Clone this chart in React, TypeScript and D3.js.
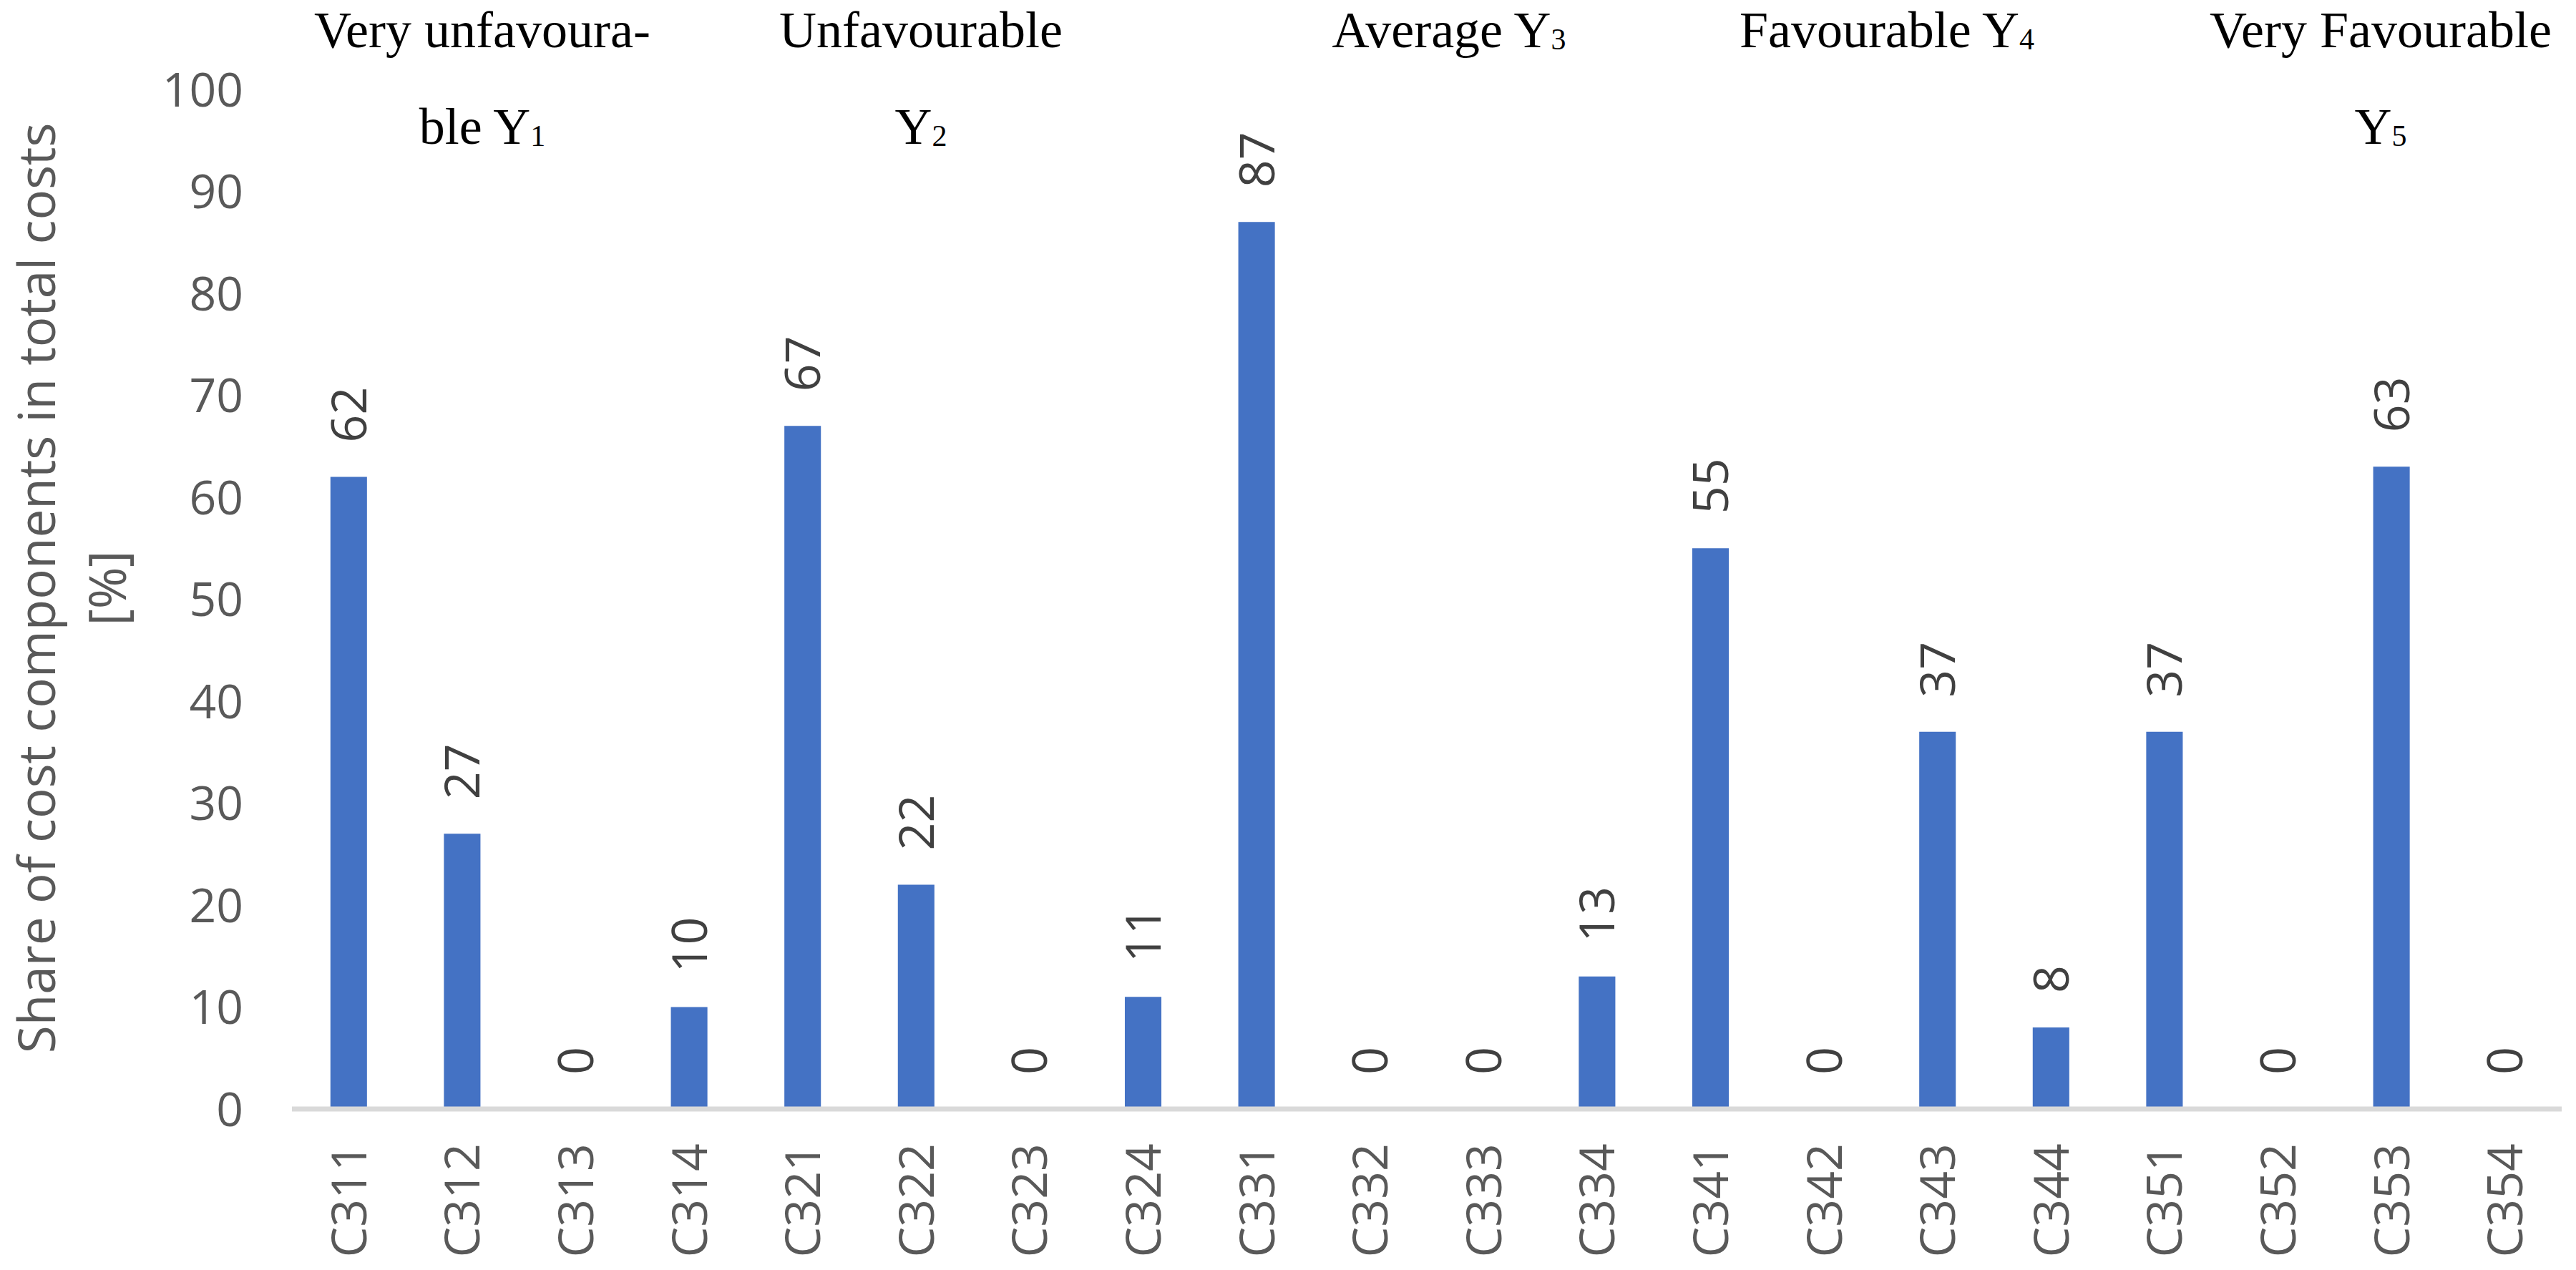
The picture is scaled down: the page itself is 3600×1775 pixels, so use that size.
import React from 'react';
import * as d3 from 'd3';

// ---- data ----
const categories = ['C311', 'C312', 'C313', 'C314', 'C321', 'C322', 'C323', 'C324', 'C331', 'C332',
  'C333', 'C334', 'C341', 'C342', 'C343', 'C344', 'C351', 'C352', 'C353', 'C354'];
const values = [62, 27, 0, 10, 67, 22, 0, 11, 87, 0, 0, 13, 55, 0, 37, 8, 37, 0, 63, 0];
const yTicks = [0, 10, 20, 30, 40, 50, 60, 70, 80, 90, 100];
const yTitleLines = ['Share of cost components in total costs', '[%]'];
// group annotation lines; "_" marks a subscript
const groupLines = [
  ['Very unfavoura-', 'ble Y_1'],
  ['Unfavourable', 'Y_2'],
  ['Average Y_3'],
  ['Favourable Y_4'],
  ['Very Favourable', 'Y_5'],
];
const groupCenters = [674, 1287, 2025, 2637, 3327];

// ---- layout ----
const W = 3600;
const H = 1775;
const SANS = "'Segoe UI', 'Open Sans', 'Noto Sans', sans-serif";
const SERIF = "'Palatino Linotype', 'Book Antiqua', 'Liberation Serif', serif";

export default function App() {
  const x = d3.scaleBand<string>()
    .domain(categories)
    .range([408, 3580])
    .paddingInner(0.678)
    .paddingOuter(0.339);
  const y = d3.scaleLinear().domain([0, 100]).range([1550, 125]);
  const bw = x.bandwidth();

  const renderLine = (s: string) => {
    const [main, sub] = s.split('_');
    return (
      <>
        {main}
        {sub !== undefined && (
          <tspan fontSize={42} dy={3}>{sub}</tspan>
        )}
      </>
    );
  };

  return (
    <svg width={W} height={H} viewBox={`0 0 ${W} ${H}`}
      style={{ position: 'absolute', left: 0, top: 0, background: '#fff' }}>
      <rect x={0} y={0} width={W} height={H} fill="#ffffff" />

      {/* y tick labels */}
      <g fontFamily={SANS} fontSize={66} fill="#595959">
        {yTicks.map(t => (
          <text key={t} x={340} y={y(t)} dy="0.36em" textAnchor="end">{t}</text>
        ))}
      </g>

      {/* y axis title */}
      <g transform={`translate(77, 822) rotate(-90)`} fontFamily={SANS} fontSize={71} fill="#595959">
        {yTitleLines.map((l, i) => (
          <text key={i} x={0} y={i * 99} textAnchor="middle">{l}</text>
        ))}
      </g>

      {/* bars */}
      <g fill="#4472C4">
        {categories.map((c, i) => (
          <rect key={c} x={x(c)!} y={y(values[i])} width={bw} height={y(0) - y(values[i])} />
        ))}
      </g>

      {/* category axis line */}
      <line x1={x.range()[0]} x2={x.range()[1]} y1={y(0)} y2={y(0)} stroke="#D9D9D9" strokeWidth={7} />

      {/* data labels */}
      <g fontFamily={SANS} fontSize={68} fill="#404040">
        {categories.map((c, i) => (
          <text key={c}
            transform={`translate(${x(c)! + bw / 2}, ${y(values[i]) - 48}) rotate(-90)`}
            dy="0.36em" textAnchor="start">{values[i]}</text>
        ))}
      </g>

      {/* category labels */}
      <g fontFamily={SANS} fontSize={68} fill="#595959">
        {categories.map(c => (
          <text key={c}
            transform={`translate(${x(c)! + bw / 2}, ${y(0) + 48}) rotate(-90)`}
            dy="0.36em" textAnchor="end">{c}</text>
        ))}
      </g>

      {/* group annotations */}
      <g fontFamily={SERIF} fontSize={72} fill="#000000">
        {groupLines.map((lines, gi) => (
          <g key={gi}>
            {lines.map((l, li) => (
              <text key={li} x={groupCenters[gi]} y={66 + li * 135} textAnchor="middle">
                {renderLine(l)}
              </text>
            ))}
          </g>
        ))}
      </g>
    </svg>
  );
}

**Exercise description:** Repeat the listing above exactly from its first line to the line containing "Linotype', 'Book Antiqua', 'Liberation", both included, and omit the pictures.

**Output below:**
Clone this chart in React, TypeScript and D3.js.
The picture is scaled down: the page itself is 3600×1775 pixels, so use that size.
import React from 'react';
import * as d3 from 'd3';

// ---- data ----
const categories = ['C311', 'C312', 'C313', 'C314', 'C321', 'C322', 'C323', 'C324', 'C331', 'C332',
  'C333', 'C334', 'C341', 'C342', 'C343', 'C344', 'C351', 'C352', 'C353', 'C354'];
const values = [62, 27, 0, 10, 67, 22, 0, 11, 87, 0, 0, 13, 55, 0, 37, 8, 37, 0, 63, 0];
const yTicks = [0, 10, 20, 30, 40, 50, 60, 70, 80, 90, 100];
const yTitleLines = ['Share of cost components in total costs', '[%]'];
// group annotation lines; "_" marks a subscript
const groupLines = [
  ['Very unfavoura-', 'ble Y_1'],
  ['Unfavourable', 'Y_2'],
  ['Average Y_3'],
  ['Favourable Y_4'],
  ['Very Favourable', 'Y_5'],
];
const groupCenters = [674, 1287, 2025, 2637, 3327];

// ---- layout ----
const W = 3600;
const H = 1775;
const SANS = "'Segoe UI', 'Open Sans', 'Noto Sans', sans-serif";
const SERIF = "'Palatino Linotype', 'Book Antiqua', 'Liberation Serif', serif";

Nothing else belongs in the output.